**Work instructions**
Starting with the first line of the data below, copy each line up to and including the one containing "(eval) at (1055,144.5)". Pictures stay out.

>> Begin Records for processing

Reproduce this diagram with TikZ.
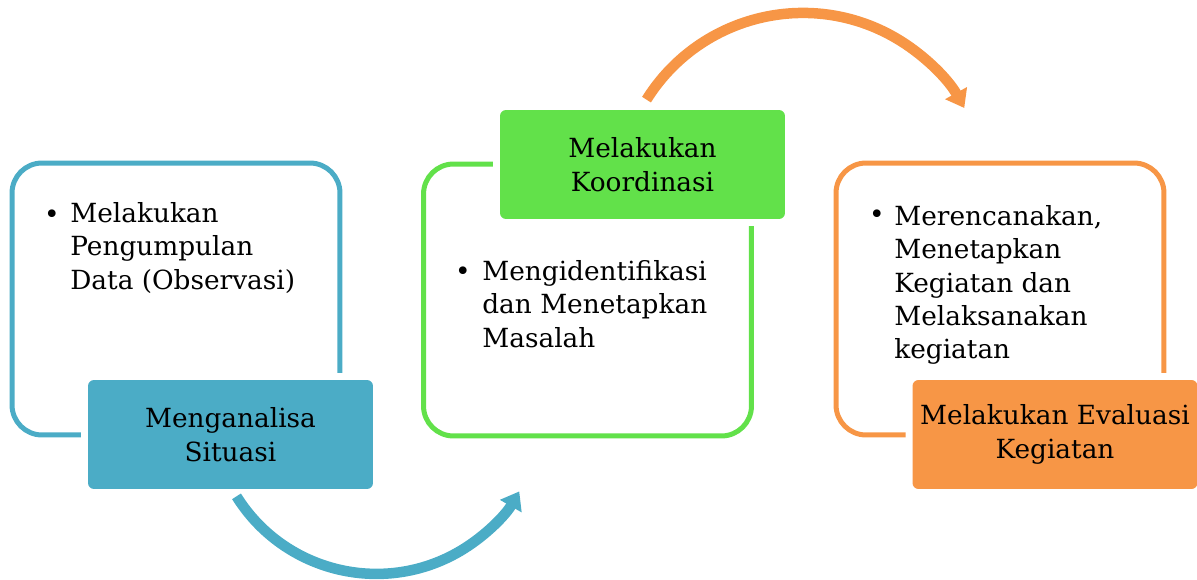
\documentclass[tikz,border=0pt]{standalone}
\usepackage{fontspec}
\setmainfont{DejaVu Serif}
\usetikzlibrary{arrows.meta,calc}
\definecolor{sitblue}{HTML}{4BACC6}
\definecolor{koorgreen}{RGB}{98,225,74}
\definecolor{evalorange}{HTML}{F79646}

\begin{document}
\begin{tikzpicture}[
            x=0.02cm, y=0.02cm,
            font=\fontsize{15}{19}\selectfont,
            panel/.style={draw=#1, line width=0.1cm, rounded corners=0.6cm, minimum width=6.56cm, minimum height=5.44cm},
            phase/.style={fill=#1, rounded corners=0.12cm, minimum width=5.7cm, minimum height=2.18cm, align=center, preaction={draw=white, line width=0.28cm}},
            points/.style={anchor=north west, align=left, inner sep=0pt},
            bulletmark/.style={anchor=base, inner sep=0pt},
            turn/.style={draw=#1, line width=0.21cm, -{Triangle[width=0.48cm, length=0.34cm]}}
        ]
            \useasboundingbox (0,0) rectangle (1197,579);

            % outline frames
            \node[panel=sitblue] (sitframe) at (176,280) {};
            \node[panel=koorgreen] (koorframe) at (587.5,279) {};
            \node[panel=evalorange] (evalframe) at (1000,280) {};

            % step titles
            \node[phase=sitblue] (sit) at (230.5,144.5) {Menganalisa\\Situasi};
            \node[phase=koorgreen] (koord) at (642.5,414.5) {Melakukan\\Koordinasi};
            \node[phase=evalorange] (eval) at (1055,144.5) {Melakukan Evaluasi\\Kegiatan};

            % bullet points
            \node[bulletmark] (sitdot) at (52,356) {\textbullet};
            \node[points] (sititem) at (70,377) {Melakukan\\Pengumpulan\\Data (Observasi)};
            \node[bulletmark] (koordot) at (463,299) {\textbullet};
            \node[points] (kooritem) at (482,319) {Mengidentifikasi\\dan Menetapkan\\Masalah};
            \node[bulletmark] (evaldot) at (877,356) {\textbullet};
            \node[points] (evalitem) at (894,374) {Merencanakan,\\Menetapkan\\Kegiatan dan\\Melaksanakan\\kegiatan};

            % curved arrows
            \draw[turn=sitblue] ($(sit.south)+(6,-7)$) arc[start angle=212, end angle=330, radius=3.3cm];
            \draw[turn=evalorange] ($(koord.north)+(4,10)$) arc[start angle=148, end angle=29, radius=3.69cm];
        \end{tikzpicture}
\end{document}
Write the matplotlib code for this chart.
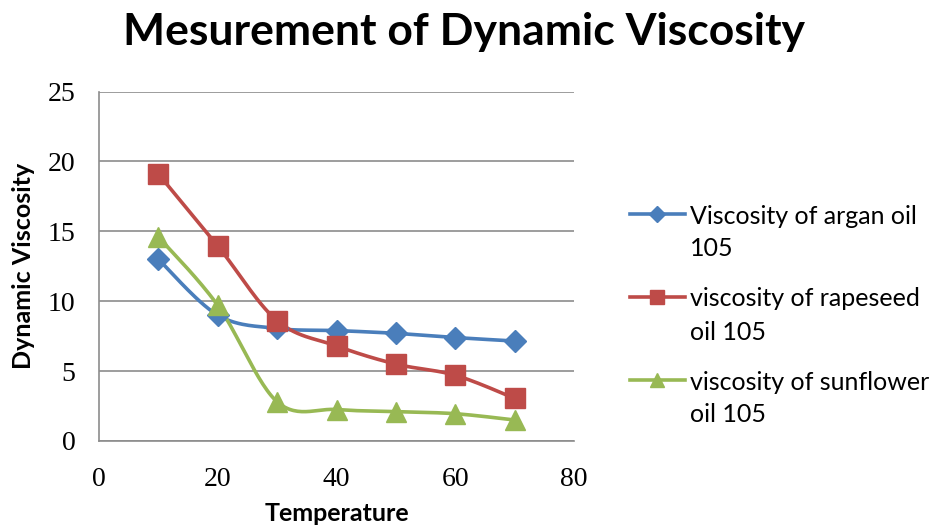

>> End Records for processing

**Written answer**
Reproduce this diagram with TikZ.
\documentclass[tikz,border=0pt]{standalone}
\usepackage{fontspec}
\setmainfont{DejaVu Serif}
\usetikzlibrary{arrows.meta,calc}
\definecolor{sitblue}{HTML}{4BACC6}
\definecolor{koorgreen}{RGB}{98,225,74}
\definecolor{evalorange}{HTML}{F79646}

\begin{document}
\begin{tikzpicture}[
            x=0.02cm, y=0.02cm,
            font=\fontsize{15}{19}\selectfont,
            panel/.style={draw=#1, line width=0.1cm, rounded corners=0.6cm, minimum width=6.56cm, minimum height=5.44cm},
            phase/.style={fill=#1, rounded corners=0.12cm, minimum width=5.7cm, minimum height=2.18cm, align=center, preaction={draw=white, line width=0.28cm}},
            points/.style={anchor=north west, align=left, inner sep=0pt},
            bulletmark/.style={anchor=base, inner sep=0pt},
            turn/.style={draw=#1, line width=0.21cm, -{Triangle[width=0.48cm, length=0.34cm]}}
        ]
            \useasboundingbox (0,0) rectangle (1197,579);

            % outline frames
            \node[panel=sitblue] (sitframe) at (176,280) {};
            \node[panel=koorgreen] (koorframe) at (587.5,279) {};
            \node[panel=evalorange] (evalframe) at (1000,280) {};

            % step titles
            \node[phase=sitblue] (sit) at (230.5,144.5) {Menganalisa\\Situasi};
            \node[phase=koorgreen] (koord) at (642.5,414.5) {Melakukan\\Koordinasi};
            \node[phase=evalorange] (eval) at (1055,144.5) {Melakukan Evaluasi\\Kegiatan};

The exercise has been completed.